### The problem:
Sort through the entries below and pull out lines containing the word "that".

Rows from a dataset of charts and code
----------------

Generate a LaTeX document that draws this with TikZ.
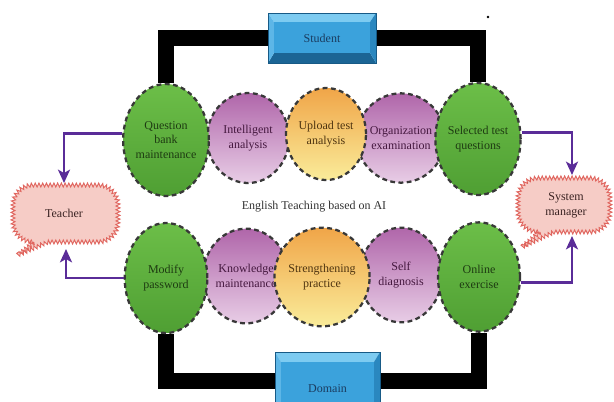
\documentclass[tikz,border=0pt]{standalone}
\usepackage{fontspec}
\setmainfont{Liberation Serif}
\usetikzlibrary{shapes.geometric,arrows.meta,decorations.pathmorphing,calc}

\definecolor{greenTop}{HTML}{6CBE48}
\definecolor{greenBot}{HTML}{4F9F33}
\definecolor{greenInk}{HTML}{1E3B12}
\definecolor{purpTop}{HTML}{B066AA}
\definecolor{purpBot}{HTML}{E8CDE6}
\definecolor{purpInk}{HTML}{45183F}
\definecolor{yelTop}{HTML}{F0A548}
\definecolor{yelBot}{HTML}{FAEC9A}
\definecolor{yelInk}{HTML}{4E3410}
\definecolor{dashInk}{HTML}{383838}
\definecolor{flowInk}{HTML}{5A2C98}
\definecolor{bubbleFill}{HTML}{F6CCC6}
\definecolor{bubbleLine}{HTML}{E0665F}
\definecolor{bubbleInk}{HTML}{3A2222}
\definecolor{faceBlue}{HTML}{3BA2DC}
\definecolor{topBlue}{HTML}{7DCBF1}
\definecolor{leftBlue}{HTML}{5DB6E7}
\definecolor{rightBlue}{HTML}{2A87BF}
\definecolor{botBlue}{HTML}{1B6595}
\definecolor{edgeBlue}{HTML}{175A86}
\definecolor{boxInk}{HTML}{1B3C60}

\pgfdeclarelayer{background}
\pgfsetlayers{background,main}

% bevelled push-button box: x1 y1 x2 y2 side-inset top-inset bottom-inset
\newcommand\bevelbox[7]{%
  \fill[topBlue]   (#1,#2) -- (#3,#2) -- (#3-#5,#2+#6) -- (#1+#5,#2+#6) -- cycle;
  \fill[botBlue]   (#1,#4) -- (#3,#4) -- (#3-#5,#4-#7) -- (#1+#5,#4-#7) -- cycle;
  \fill[leftBlue]  (#1,#2) -- (#1+#5,#2+#6) -- (#1+#5,#4-#7) -- (#1,#4) -- cycle;
  \fill[rightBlue] (#3,#2) -- (#3-#5,#2+#6) -- (#3-#5,#4-#7) -- (#3,#4) -- cycle;
  \fill[faceBlue]  (#1+#5,#2+#6) rectangle (#3-#5,#4-#7);
  \draw[edgeBlue, line width=0.4pt] (#1,#2) rectangle (#3,#4);
}

\begin{document}
\begin{tikzpicture}[x=0.75pt,y=-0.75pt,
  txt/.style={font=\fontsize{9}{11}\selectfont, align=center},
  stage/.style={txt, ellipse, inner sep=0pt, draw=dashInk, line width=1.7pt,
    dash pattern=on 3.6pt off 2.6pt},
  greenstage/.style={stage, top color=greenTop, bottom color=greenBot, text=greenInk},
  purplestage/.style={stage, top color=purpTop, bottom color=purpBot, text=purpInk},
  yellowstage/.style={stage, top color=yelTop, bottom color=yelBot, text=yelInk},
  boxlabel/.style={txt, rectangle, inner sep=0pt, text=boxInk},
  spine/.style={black, line width=11.5pt, line join=miter},
  flow/.style={flowInk, line width=2.2pt,
    -{Stealth[length=10pt, width=9pt, inset=2.5pt]}},
  bubble/.style={fill=bubbleFill, draw=bubbleLine, line width=0.7pt,
    decorate, decoration={zigzag, amplitude=1.5pt, segment length=2.8pt}},
]
\useasboundingbox (0,0) rectangle (614,401);
\clip (0,0) rectangle (614,401);

% upper row of stages
\node[purplestage, minimum width=61.5pt, minimum height=67.5pt] (ia)  at (248,138) {Intelligent\\analysis};
\node[purplestage, minimum width=60pt,   minimum height=67pt]   (org) at (401,138) {Organization\\examination};
\node[yellowstage, minimum width=60pt,   minimum height=69pt]   (ut)  at (326,134) {Upload test\\analysis};
\node[greenstage,  minimum width=62pt,   minimum height=84pt]   (qb)  at (166,140) {Question\\bank\\maintenance};
\node[greenstage,  minimum width=60pt,   minimum height=84pt]   (sel) at (478,139) {Selected test\\questions};

% lower row of stages
\node[purplestage, minimum width=58pt,   minimum height=71pt]   (km)  at (246,276) {Knowledge\\maintenance};
\node[purplestage, minimum width=61.5pt, minimum height=71pt]   (sd)  at (401,275) {Self\\diagnosis};
\node[yellowstage, minimum width=67.5pt, minimum height=74pt]   (sp)  at (322,277) {Strengthening\\practice};
\node[greenstage,  minimum width=62pt,   minimum height=82.5pt] (mp)  at (166,278) {Modify\\password};
\node[greenstage,  minimum width=61.5pt, minimum height=82pt]   (ox)  at (479,277) {Online\\exercise};

% Student and Domain buttons
\bevelbox{268}{13}{376}{63}{6}{9}{10}
\node[boxlabel, minimum width=81pt, minimum height=37.5pt] (student) at (322,38) {Student};
\bevelbox{275}{352}{380}{425}{6}{10}{10}
\node[boxlabel, minimum width=78.75pt, minimum height=54.75pt] (domain) at (327.5,388.5) {Domain};

% white ground and the thick black frame linking the rows to the buttons
\begin{pgfonlayer}{background}
  \fill[white] (0,0) rectangle (614,401);
  \draw[spine] (qb.north) |- (student.west);
  \draw[spine] (sel.north) |- (student.east);
  \draw[spine] (mp.south) |- (domain.172);
  \draw[spine] (ox.south) |- (domain.8);
\end{pgfonlayer}

% speech bubbles
\draw[bubble] (34,242) [rounded corners=15pt] -- (13,242) -- (13,185) -- (118,185) -- (118,242)
  [sharp corners] -- (48,242) -- (18,255) -- cycle;
\node[txt, text=bubbleInk] (teacher) at (64,213) {Teacher};
\draw[bubble] (540,232) [rounded corners=15pt] -- (518,232) -- (518,178) -- (610,178) -- (610,232)
  [sharp corners] -- (554,232) -- (522,247) -- cycle;
\node[txt, text=bubbleInk] (sysman) at (566,205) {System\\manager};

\coordinate (tTop) at (64,183);
\coordinate (tBot) at (66,249);
\coordinate (sTop) at (572,175);
\coordinate (sBot) at (572,236);

% purple flows to the users
\draw[flow] (qb.172) -| (tTop);
\draw[flow] (mp.west) -| (tBot);
\draw[flow] (sel.8) -| (sTop);
\draw[flow] (ox.-8) -| (sBot);

% centre caption
\node[txt, text=black!80] (title) at (314,207) {English Teaching based on AI};

\fill[black] (488,17) circle[radius=1.3];
\end{tikzpicture}
\end{document}
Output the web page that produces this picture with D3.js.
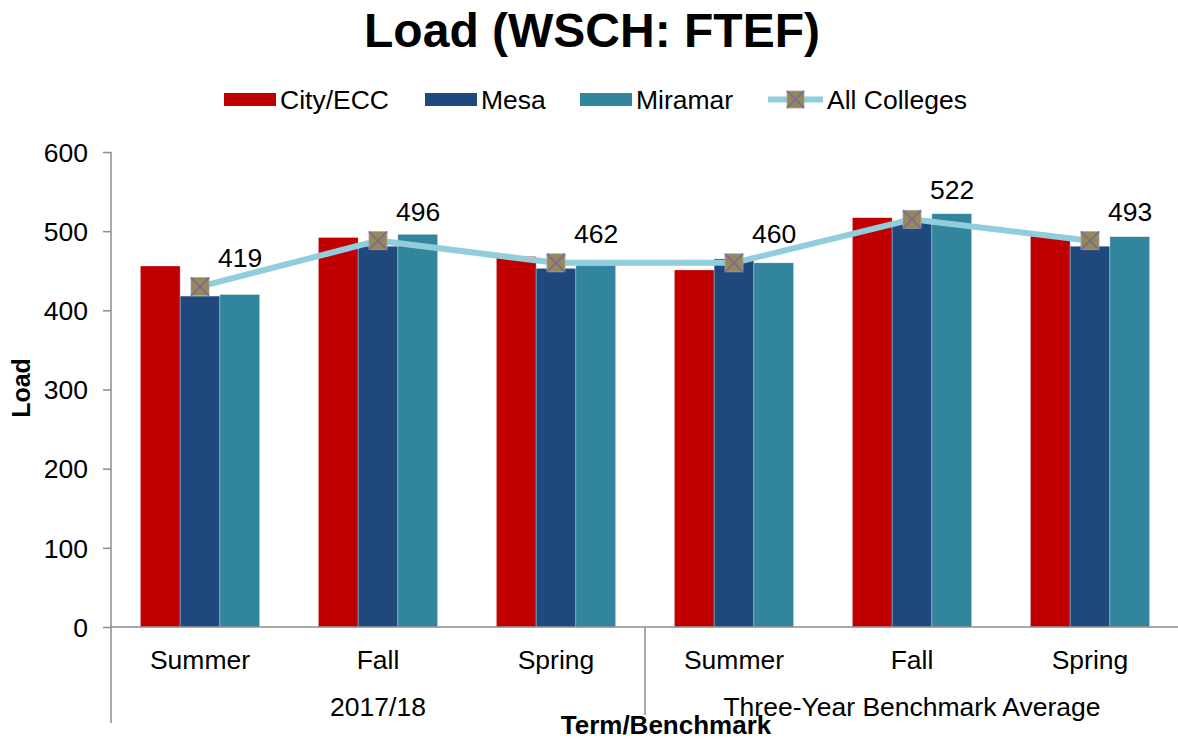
<!DOCTYPE html>
<html>
<head>
<meta charset="utf-8">
<script src="https://cdn.jsdelivr.net/npm/d3@7"></script>
<style>
  body { margin: 0; background: #fff; }
  svg text { font-family: "Liberation Sans", Arial, sans-serif; fill: #000; }
</style>
</head>
<body>
<svg id="svg" width="1178" height="740"></svg>
<script>
// data
const terms = ["Summer", "Fall", "Spring", "Summer", "Fall", "Spring"];
const groups = ["2017/18", "Three-Year Benchmark Average"];
const seriesNames = ["City/ECC", "Mesa", "Miramar"];
const cityEcc = [456, 492, 468, 451, 517, 494];
const mesa = [418, 481, 453, 465, 512, 481];
const miramar = [420, 496, 457, 460, 522, 493];
const allColleges = [430, 488, 460, 460, 515, 488];
const pointLabels = [419, 496, 462, 460, 522, 493];
const yTicks = [0, 100, 200, 300, 400, 500, 600];
const colors = ["#C00000", "#1F497D", "#31859C"];

const svg = d3.select("svg#svg");
const plotLeft = 111, plotRight = 1179, plotTop = 152, plotBottom = 627;
const fs = "26.5px";

const x0 = d3.scaleBand().domain(d3.range(terms.length)).range([plotLeft, plotRight])
    .paddingInner(0.33).paddingOuter(0.165);
const x1 = d3.scaleBand().domain(seriesNames).range([0, x0.bandwidth()]);
const y = d3.scaleLinear().domain([0, 600]).range([plotBottom, plotTop]);

const rows = terms.map((t, i) => ({i: i, vals: [cityEcc[i], mesa[i], miramar[i]]}));

// title
svg.append("text").attr("x", 592).attr("y", 47).attr("text-anchor", "middle")
    .style("font-size", "48px").style("font-weight", "bold").text("Load (WSCH: FTEF)");

// bars
const g = svg.append("g");
g.selectAll("g.grp").data(rows).enter().append("g").attr("class", "grp")
    .attr("transform", d => `translate(${x0(d.i)},0)`)
    .selectAll("rect").data(d => d.vals.map((v, k) => ({k: k, v: v}))).enter()
    .append("rect")
    .attr("x", d => x1(seriesNames[d.k]))
    .attr("width", x1.bandwidth())
    .attr("y", d => y(d.v))
    .attr("height", d => y(0) - y(d.v))
    .attr("fill", d => colors[d.k])
    .attr("stroke", "#ffffff").attr("stroke-opacity", 0.5).attr("stroke-width", 0.6);

// y axis
const yAxis = svg.append("g").attr("transform", `translate(${plotLeft},0)`)
    .call(d3.axisLeft(y).tickValues(yTicks).tickSize(8).tickPadding(15));
yAxis.select(".domain").remove();
yAxis.selectAll("line").attr("stroke", "#8c8c8c").attr("stroke-width", 1.5);
yAxis.selectAll("text").style("font-size", fs).attr("dy", "0.35em");
svg.append("line").attr("x1", plotLeft).attr("x2", plotLeft).attr("y1", plotTop).attr("y2", 723)
    .attr("stroke", "#8c8c8c").attr("stroke-width", 1.5);

// x axis
svg.append("line").attr("x1", plotLeft).attr("x2", 1178).attr("y1", plotBottom).attr("y2", plotBottom)
    .attr("stroke", "#8c8c8c").attr("stroke-width", 1.5);
const sepX = (x0(2) + x0.bandwidth() + x0(3)) / 2;
svg.append("line").attr("x1", sepX).attr("x2", sepX).attr("y1", plotBottom).attr("y2", 715)
    .attr("stroke", "#8c8c8c").attr("stroke-width", 1.5);

svg.selectAll("text.term").data(terms).enter().append("text").attr("class", "term")
    .attr("x", (d, i) => x0(i) + x0.bandwidth() / 2).attr("y", 669)
    .attr("text-anchor", "middle").style("font-size", fs).text(d => d);

svg.selectAll("text.group").data(groups).enter().append("text").attr("class", "group")
    .attr("x", (d, i) => (x0(i * 3) + x0(i * 3 + 2) + x0.bandwidth()) / 2).attr("y", 716)
    .attr("text-anchor", "middle").style("font-size", fs).text(d => d);

svg.append("text").attr("x", 666).attr("y", 734).attr("text-anchor", "middle")
    .style("font-size", "26px").style("font-weight", "bold").text("Term/Benchmark");

svg.append("text").attr("transform", "translate(30,388) rotate(-90)").attr("text-anchor", "middle")
    .style("font-size", "25px").style("font-weight", "bold").text("Load");

// all colleges line
const cx = i => x0(i) + x0.bandwidth() / 2;
const line = d3.line().x((d, i) => cx(i)).y(d => y(d));
svg.append("path").datum(allColleges).attr("d", line)
    .attr("fill", "none").attr("stroke", "#92CDDC").attr("stroke-width", 6);

function marker(sel, size) {
    const h = size / 2;
    sel.append("rect").attr("x", -h).attr("y", -h).attr("width", size).attr("height", size)
        .attr("fill", "#948A54").attr("stroke", "#a89cb4").attr("stroke-width", 0.8);
    sel.append("path").attr("d", `M${-h},${-h}L${h},${h}M${h},${-h}L${-h},${h}`)
        .attr("stroke", "#8064A2").attr("stroke-width", 1.6);
}
svg.selectAll("g.mark").data(allColleges).enter().append("g").attr("class", "mark")
    .attr("transform", (d, i) => `translate(${cx(i)},${y(d)})`)
    .call(marker, 18);

svg.selectAll("text.lbl").data(pointLabels).enter().append("text").attr("class", "lbl")
    .attr("x", (d, i) => cx(i) + 18).attr("y", (d, i) => y(allColleges[i]) - 20)
    .style("font-size", fs).text(d => d);

// legend
const leg = svg.append("g");
const legX = [224, 425, 580];
seriesNames.forEach((name, k) => {
    leg.append("rect").attr("x", legX[k]).attr("y", 93).attr("width", 52).attr("height", 13)
        .attr("fill", colors[k]);
    leg.append("text").attr("x", legX[k] + 56).attr("y", 109).style("font-size", fs).text(name);
});
leg.append("line").attr("x1", 768).attr("x2", 823).attr("y1", 99.5).attr("y2", 99.5)
    .attr("stroke", "#92CDDC").attr("stroke-width", 6);
leg.append("g").attr("transform", "translate(795.5,99.5)").call(marker, 17);
leg.append("text").attr("x", 827).attr("y", 109).style("font-size", fs).text("All Colleges");
</script>
</body>
</html>
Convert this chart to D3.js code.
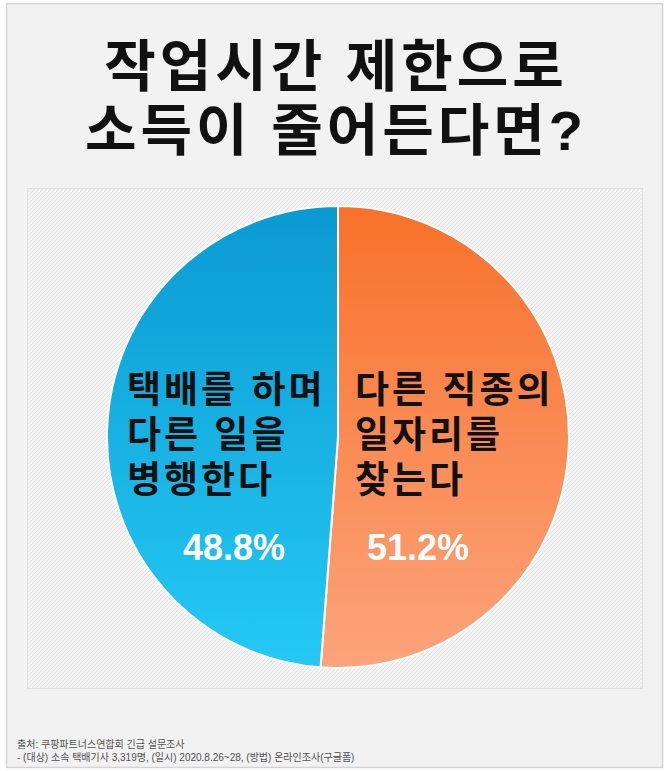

----------------

### Answer in full:
Generate a LaTeX document that draws this with TikZ.
Output the web page that produces this picture with D3.js.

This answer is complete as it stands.